President Trump’s recent call for credit card companies to reduce interest rates to a maximum of 10% for a year has met with significant resistance from banks and card issuers. The January 20 deadline, set just 11 days after Trump made the announcement, has arrived without most financial institutions making the requested changes. Instead, many banks have voiced their concerns about the lack of specific policy details necessary for compliance with the proposed rate cap.
In a Truth Social post dated January 9, Trump emphasized his desire to protect Americans from excessive interest rates, which he attributed to the previous administration’s inaction. He stated that credit card companies often charge rates between 20% to 30% or higher, calling the situation unacceptable. The proposed cap has garnered some bipartisan support from lawmakers, including Democratic Senator Elizabeth Warren and Republican Senator Josh Hawley, with potential annual savings for consumers estimated at $100 billion in reduced interest payments. However, the banking sector warns that such a measure might backfire, restricting credit access for millions of consumers.
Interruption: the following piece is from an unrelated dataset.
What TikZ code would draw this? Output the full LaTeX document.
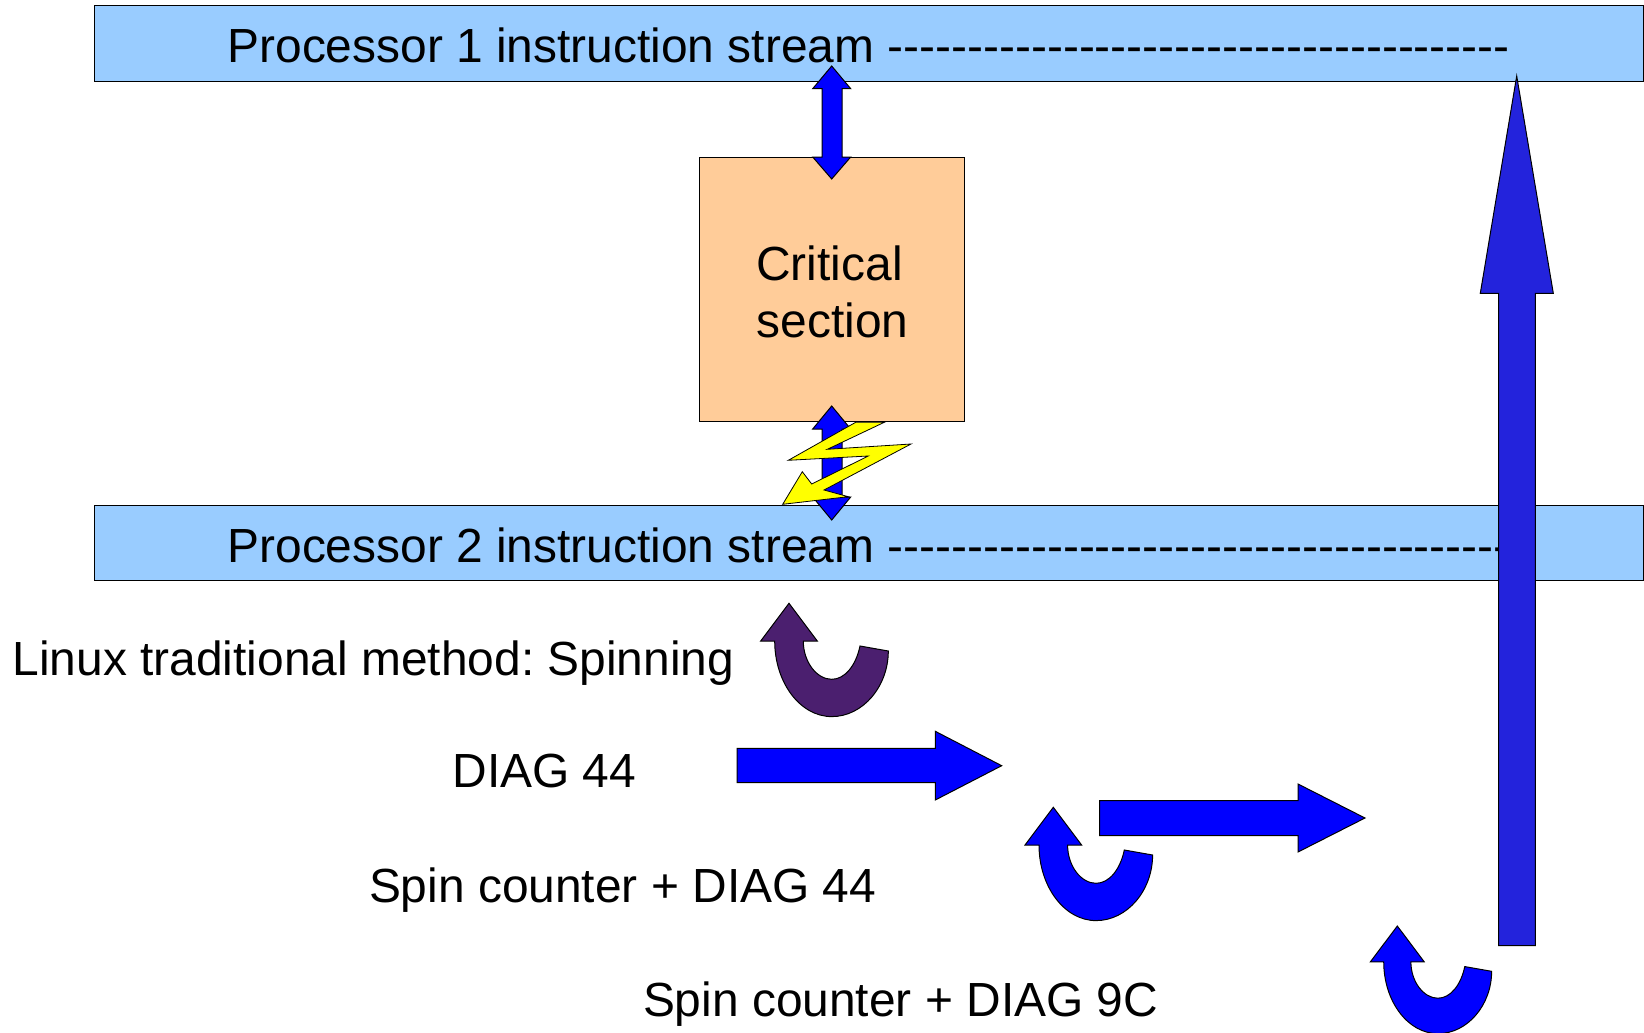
\documentclass[tikz,border=0pt]{standalone}
\usepackage{fontspec}
\newfontfamily\lib{Liberation Sans}
\newcommand{\dashline}{---------------------------------------}
\frenchspacing
\tikzset{
  outl/.style={draw=black,line width=1pt,line join=miter},
  bar/.style={outl,fill=barblue},
  lab/.style={anchor=base west,inner sep=0pt,outer sep=0pt,font=\lib\fontsize{47.9}{58}\selectfont,text=black},
  clab/.style={anchor=base,inner sep=0pt,outer sep=0pt,font=\lib\fontsize{47.9}{58}\selectfont,text=black},
  pics/uturn/.style={code={
    \path[outl,fill=#1] (0,0) -- (28.3,37.7) -- (14.3,37.7)
      .. controls (14.3,59) and (28,76) .. (42.7,76)
      .. controls (56,76) and (67,62) .. (71,42.7)
      -- (99.3,47.7)
      .. controls (99.3,83) and (74,113.3) .. (42.7,113.3)
      .. controls (11,113.3) and (-14.3,79) .. (-14.3,37.7)
      -- (-28.3,37.7) -- cycle;
  }}
}
\definecolor{barblue}{HTML}{99CCFF}
\definecolor{boxorange}{HTML}{FFCC99}
\definecolor{purp}{HTML}{4B1F6F}
\definecolor{bigblue}{HTML}{2323DC}
\definecolor{bolt}{HTML}{FFFF00}
\definecolor{pureblue}{HTML}{0000FF}
\begin{document}
\begin{tikzpicture}[x=1pt,y=-1pt]
\useasboundingbox (0,0) rectangle (1644,1033);
\clip (0,0) rectangle (1644,1033);
% bars and box
\path[bar] (94.5,6) rectangle (1643.5,81.5);
\path[bar] (94.5,505) rectangle (1643.5,580);
\path[outl,fill=boxorange] (699.5,157) rectangle (964,421.5);
% texts
\node[lab] (p1) at (227.5,63) {Processor 1 instruction stream \dashline};
\node[lab] (p2) at (227.5,562.5) {Processor 2 instruction stream \dashline-};
\node[clab] (cs1) at (829.5,280.5) {Critical};
\node[clab] (cs2) at (832.5,337.5) {section};
\node[lab] (l1) at (12.6,675) {Linux traditional method: Spinning};
\node[lab] (l2) at (452.5,787.5) {DIAG 44};
\node[lab] (l3) at (369,902) {Spin counter + DIAG 44};
\node[lab] (l4) at (643,1016) {Spin counter + DIAG 9C};
% double arrows
\path[outl,fill=pureblue] (831.7,66) -- (850.7,88.7) -- (842,88.7) -- (842,157) -- (850.7,157) -- (831.7,179)
  -- (812.7,157) -- (822,157) -- (822,88.7) -- (812.7,88.7) -- cycle;
\path[outl,fill=pureblue] (831.7,406) -- (850.7,429) -- (842,429) -- (842,497) -- (850.7,497) -- (831.7,520)
  -- (812.7,497) -- (822,497) -- (822,429) -- (812.7,429) -- cycle;
% lightning
\path[outl,fill=bolt,line width=0.8pt] (855.7,422.3) -- (884.3,422.3) -- (827.3,449.3) -- (911,444)
  -- (824,490) -- (848.3,496.7) -- (782.7,504.3) -- (802.3,471.7) -- (811.7,484) -- (868.3,456)
  -- (788.3,460.3) -- cycle;
% u-turn arrows
\pic at (789,603.3) {uturn=purp};
\pic at (1053.3,807.3) {uturn=pureblue};
\pic[scale=.95] at (1397.3,926) {uturn=pureblue};
% straight arrows
\path[outl,fill=pureblue] (737,748.3) -- (935.3,748.3) -- (935.3,731.3) -- (1001.7,765.7) -- (935.3,800)
  -- (935.3,782.7) -- (737,782.7) -- cycle;
\path[outl,fill=pureblue] (1099.5,800.7) -- (1298,800.7) -- (1298,784) -- (1365,818) -- (1298,852)
  -- (1298,835.7) -- (1099.5,835.7) -- cycle;
\path[outl,fill=bigblue] (1516.7,76) -- (1553.3,293.3) -- (1535.3,293.3) -- (1535.3,945.7) -- (1498.7,945.7)
  -- (1498.7,293.3) -- (1480.3,293.3) -- cycle;
\end{tikzpicture}
\end{document}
The banking industry has sought clarification on how the cap would be legislated and enforced, as Trump has not provided additional details. Currently, there are no federal laws or executive orders mandating such a limit on credit card interest rates. According to the Consumer Financial Protection Bureau, no general federal statute exists to restrict interest rates. Experts suggest that implementing a rate cap would likely require Congressional approval, and Trump could potentially rally support around a bipartisan bill like one proposed by Senator Bernie Sanders.
Concerns about the implications of the rate cap include potential negative effects on bank profits and a reduction in credit availability, especially for vulnerable borrowers. An analysis from America’s Credit Unions indicated that two-thirds of credit card users carrying a balance could see their credit lines reduced or canceled, with nearly all 47 million Americans holding subprime credit scores losing access to credit entirely.
JPMorgan Chase CFO Jeremy Barnum highlighted the potential adverse effects on consumers and the economy during a recent investor call. He underscored that the proposed cap could inadvertently harm those who need access to credit the most. Additionally, he pointed out that many financial institutions already provide products with low introductory rates, often as low as 0% for a limited time.
Despite the challenges posed by Trump’s proposal, fintech company Bilt has announced plans to introduce new credit cards that will adhere to the 10% interest rate cap for the forthcoming year, aiming to provide consumers with credit options in line with the president’s demand.
As the deadline has passed without substantial compliance from most banks, the future of Trump’s interest rate cap remains uncertain, with stakeholders from various sectors continuing to assess the potential economic impacts.